Many of my less sophisticated clients were prone to hang on or even add to their accounts whenever the market was getting crushed like it always does every 7 to ten years or so. A far cry from the sophisticated clients who demanded that I sell and wait on the sidelines.
The same holds true for the folks I know in real estate. The ones that accumulate real wealth are the ones that simply buy for cash flow and let the real estate do all the work.
For instance, my local dry cleaner is the classic “millionaire next door.” His small dry cleaning business paid for his modest lifestyle while his real estate holdings made him a multi-millionaire. He would buy a property every one to three years and hold on. By the time he retired, he was easily worth 5-6 million based upon my guesstimate. Today, he is living the dream in sunny Florida.
I will never forget the day I was dropping off some shirts during the tech boom in 1999. He asked me what I did for a living and I mentioned I was a financial advisor. He told me how he wished he knew how to invest in stocks since his buddies were making a killing in the tech sector. Since I already knew he was a real estate mogul, I told him he was better off sticking with what he knows. We all know what happened next.
Nice job building that portfolio and having the discipline to follow through on your plan. You should reach out to Dan Lane at the Rental Income Podcast as a guest for his show. I bet you have a great story. Tell him I sent ya! https://rentalincomepodcast.com/
Art Smith says
Cory,
I learned of you from the Rental Income podcast with Dan Lane.
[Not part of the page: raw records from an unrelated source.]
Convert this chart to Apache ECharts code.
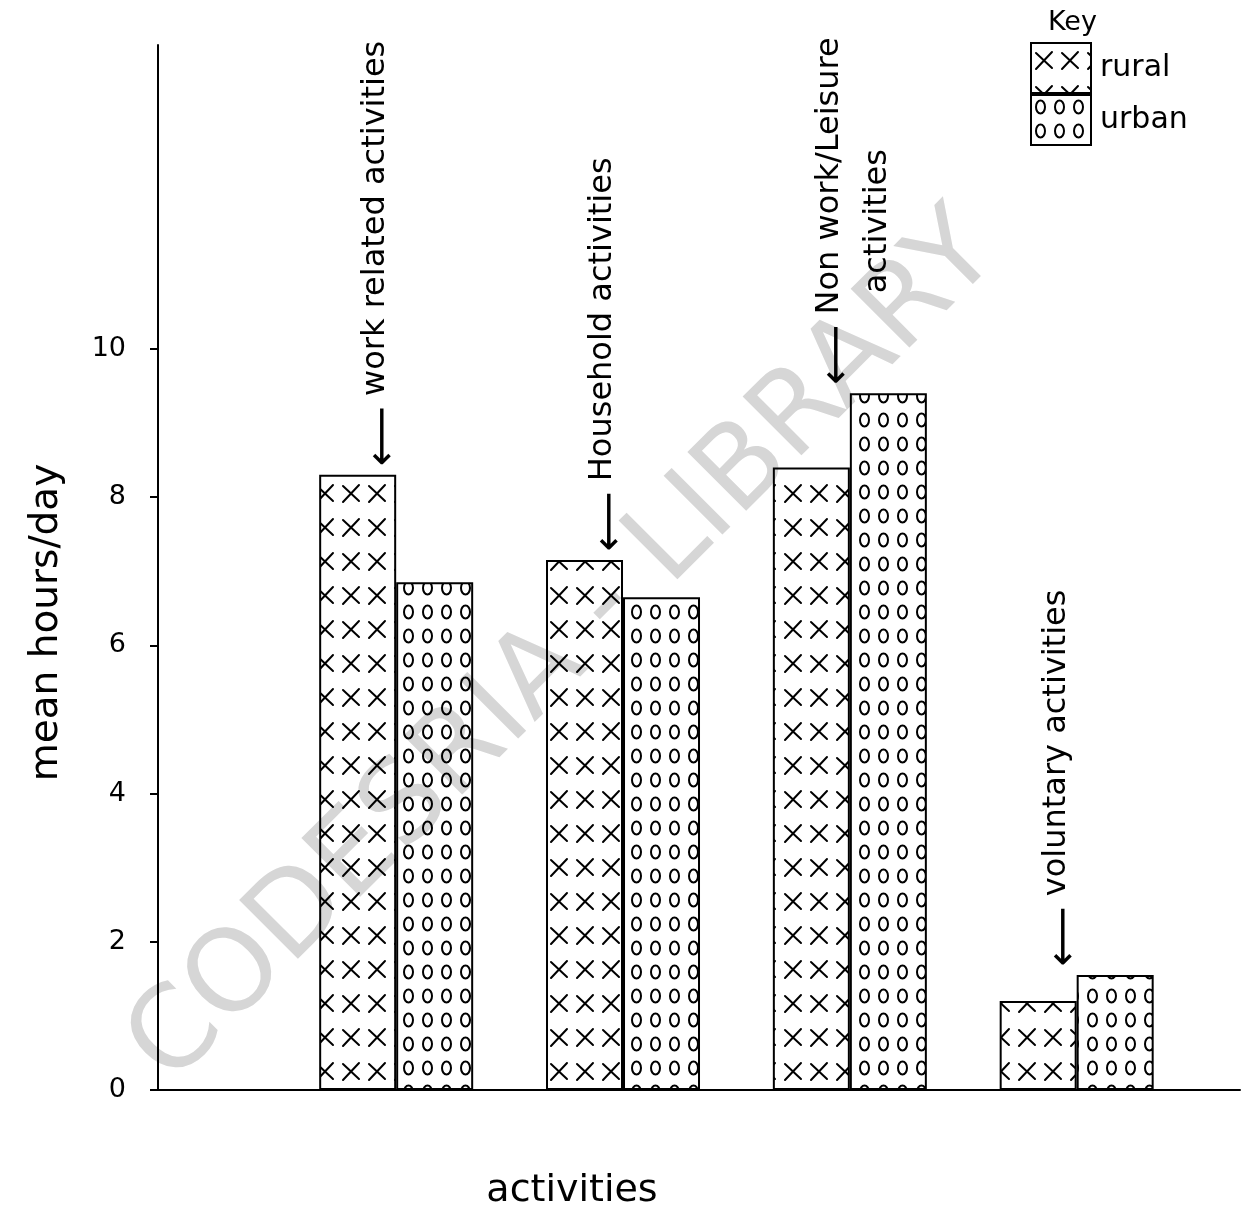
<!DOCTYPE html>
<html><head><meta charset="utf-8">
<script src="https://cdn.jsdelivr.net/npm/echarts@6/dist/echarts.min.js"></script>
<style>html,body{margin:0;padding:0;background:#fff}#c{width:1242px;height:1210px}</style>
</head><body><div id="c"></div>
<script>
const categories = ["work related activities", "Household activities", "Non work/Leisure\nactivities", "voluntary activities"];
const seriesNames = ["rural", "urban"];
const rural = [8.3, 7.15, 8.4, 1.2];
const urban = [6.85, 6.65, 9.4, 1.55];
const yTicks = [0, 2, 4, 6, 8, 10];
const yAxisTitle = "mean hours/day";
const xAxisTitle = "activities";
const keyTitle = "Key";
const watermark = "CODESRIA - LIBRARY";

const FONT = "DejaVu Sans";

function crossPattern() {
  const c = document.createElement('canvas'); c.width = 26; c.height = 34;
  const g = c.getContext('2d'); g.strokeStyle = '#000'; g.lineWidth = 2; g.lineCap = 'round';
  g.beginPath(); g.moveTo(5, 10); g.lineTo(21, 25); g.moveTo(21, 9); g.lineTo(5, 26); g.stroke();
  return c;
}
function ovalPattern() {
  const c = document.createElement('canvas'); c.width = 19; c.height = 24;
  const g = c.getContext('2d'); g.strokeStyle = '#000'; g.lineWidth = 2;
  g.beginPath(); g.ellipse(9.5, 12, 4.5, 6.5, 0, 0, Math.PI * 2); g.stroke();
  return c;
}
const patterns = [crossPattern(), ovalPattern()];
const values = [rural, urban];

const chart = echarts.init(document.getElementById('c'), null, {renderer: 'canvas'});

const barSeries = seriesNames.map((n, k) => ({
  type: 'bar', name: n,
  data: values[k].map((v, i) => [i + 1, v]),
  barWidth: 77, barGap: '0%',
  itemStyle: {color: {image: patterns[k], repeat: 'repeat'}, borderColor: '#000', borderWidth: 2},
  z: 3
}));

function annot(name) {
  const lines = name.split('\n');
  return lines.map((l, j) => (j === 0 ? '{a|\u27F5}{t| ' + l + '}' : '{t|         ' + l + '}')).join('\n');
}

const annotSeries = {
  type: 'scatter', name: 'annot', silent: true, symbolSize: 1,
  itemStyle: {color: 'rgba(0,0,0,0)', opacity: 1},
  data: categories.map((c, i) => ({name: c, value: [i + 1, Math.max(rural[i], urban[i])]})),
  label: {
    show: true, position: 'top', distance: 8, rotate: 90, align: 'left', verticalAlign: 'top',
    offset: [0, -44], color: '#000', opacity: 1,
    formatter: p => annot(p.name),
    rich: {
      a: {fontSize: 42, lineHeight: 42, fontFamily: FONT, color: '#000', padding: [16, 0, 0, 0]},
      t: {fontSize: 32, fontFamily: FONT, color: '#000', lineHeight: 48}
    }
  },
  z: 5
};

chart.setOption({
  animation: false,
  backgroundColor: '#fff',
  textStyle: {fontFamily: FONT, color: '#000'},
  title: {text: keyTitle, left: 1043, top: 4, textStyle: {fontSize: 27, fontWeight: 'normal', fontFamily: FONT, color: '#000'}},
  legend: {
    data: seriesNames, orient: 'vertical', left: 1030, top: 42, itemWidth: 60, itemHeight: 50, itemGap: 0,
    icon: 'rect', padding: 0,
    itemStyle: {borderColor: '#000', borderWidth: 2},
    textStyle: {fontSize: 30, fontFamily: FONT, color: '#000', padding: [0, 0, 0, 4]}
  },
  grid: {left: 158, right: 2, top: 45, bottom: 120, outerBoundsMode: 'none'},
  xAxis: {
    type: 'value', min: -0.05, max: 4.72,
    axisLine: {show: true, onZero: false, lineStyle: {color: '#000', width: 2}},
    axisTick: {show: false}, axisLabel: {show: false}, splitLine: {show: false},
    name: xAxisTitle, nameLocation: 'middle', nameGap: 82,
    nameTextStyle: {fontSize: 38, fontFamily: FONT, color: '#000', padding: [0, 254, 0, 0]}
  },
  yAxis: {
    type: 'value', min: 0, max: 14.1, interval: 2,
    axisLine: {show: true, onZero: false, lineStyle: {color: '#000', width: 2}},
    axisTick: {show: true, length: 8, lineStyle: {color: '#000', width: 2}, customValues: yTicks},
    axisLabel: {margin: 32, fontSize: 27, color: '#000', fontFamily: FONT, customValues: yTicks,
      formatter: v => (yTicks.indexOf(v) >= 0 ? String(v) : '')},
    splitLine: {show: false},
    name: yAxisTitle, nameLocation: 'middle', nameGap: 92,
    nameTextStyle: {fontSize: 39, fontFamily: FONT, color: '#000', padding: [0, 110, 0, 0]}
  },
  graphic: [{
    type: 'text', x: 565, y: 650, rotation: Math.PI / 4, z: 0, silent: true,
    style: {text: watermark, fontSize: 114, fontFamily: FONT, fill: '#d6d6d6', align: 'center', verticalAlign: 'middle'}
  }],
  series: [...barSeries, annotSeries]
});
</script></body></html>
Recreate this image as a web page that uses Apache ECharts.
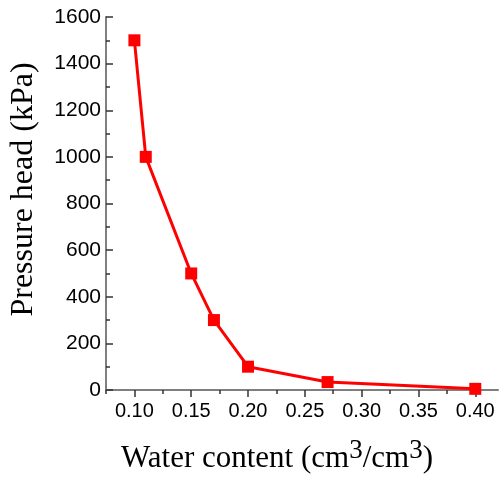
<!DOCTYPE html>
<html>
<head>
<meta charset="utf-8">
<script src="https://cdn.jsdelivr.net/npm/echarts@6/dist/echarts.min.js"></script>
<style>html,body{margin:0;padding:0;background:#fff}#c{width:503px;height:480px}</style>
</head>
<body>
<div id="c"></div>
<script>
var waterContent = [0.10, 0.11, 0.15, 0.17, 0.20, 0.27, 0.40];
var pressureHead = [1500, 1000, 500, 300, 100, 34, 5];
var xMajorTicks = [0.10, 0.15, 0.20, 0.25, 0.30, 0.35, 0.40];
var xMinorTicks = [0.075, 0.125, 0.175, 0.225, 0.275, 0.325, 0.375];

var chart = echarts.init(document.getElementById('c'));
var axisColor = '#7f7f7f';
chart.setOption({
  animation: false,
  grid: {left: 104, right: 5, top: 17, bottom: 90},
  xAxis: [{
    type: 'value', min: 0.075, max: 0.42,
    splitLine: {show: false},
    axisLine: {lineStyle: {color: axisColor, width: 2}},
    axisTick: {show: true, inside: false, length: 7, customValues: xMajorTicks, lineStyle: {color: '#333', width: 1.5}},
    axisLabel: {customValues: xMajorTicks, margin: 11, fontFamily: 'Liberation Sans', fontSize: 20, color: '#000',
      formatter: function (v) { return v.toFixed(2); }},
    name: 'Water content (cm{sup|3}/cm{sup|3})',
    nameLocation: 'middle', nameGap: 47,
    nameTextStyle: {fontFamily: 'Liberation Serif', fontSize: 31, color: '#000', padding: [0, 50, 0, 0],
      rich: {sup: {fontFamily: 'Liberation Serif', fontSize: 27, verticalAlign: 'top', padding: [0, 0, 16, 0], color: '#000'}}}
  }, {
    type: 'value', min: 0.075, max: 0.42, position: 'bottom',
    splitLine: {show: false},
    axisLine: {show: false},
    axisTick: {show: true, inside: false, length: 4, customValues: xMinorTicks, lineStyle: {color: '#333', width: 1.5}},
    axisLabel: {show: false}
  }],
  yAxis: {
    type: 'value', min: 0, max: 1600, interval: 200,
    splitLine: {show: false},
    axisLine: {show: true, lineStyle: {color: axisColor, width: 2}},
    axisTick: {show: true, inside: true, length: 7, lineStyle: {color: '#333', width: 1.5}},
    minorTick: {show: true, splitNumber: 2, length: 4, lineStyle: {color: '#333', width: 1.5}},
    minorSplitLine: {show: false},
    axisLabel: {margin: 5, fontFamily: 'Liberation Sans', fontSize: 21, color: '#000',
      formatter: function (v) { return String(v); }},
    name: 'Pressure head (kPa)',
    nameLocation: 'middle', nameGap: 66, nameRotate: 90,
    nameTextStyle: {fontFamily: 'Liberation Serif', fontSize: 32, color: '#000', padding: [0, 0, 0, 28]}
  },
  series: [{
    type: 'line',
    data: waterContent.map(function (x, i) { return [x, pressureHead[i]]; }),
    symbol: 'rect', symbolSize: 12,
    lineStyle: {color: '#ff0000', width: 3},
    itemStyle: {color: '#ff0000'},
    clip: false
  }]
});
</script>
</body>
</html>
I started in real estate investing by keeping my first home as a rental. Then I moved again and kept that house as a rental. I now have 7 rentals, 3 out of state .
I agree behavior is a powerful metric for financial success.
Keep up the great work.
Art
Dowplus says
Art,
Thanks for the kind words.
Nice work on keeping the homes you lived in.
When I worked in California, I met a mid level executive who did the same thing. He ended up keeping all the homes he lived in throughout various job transfers and retired well with 10 properties plus a nice 401k and stock options.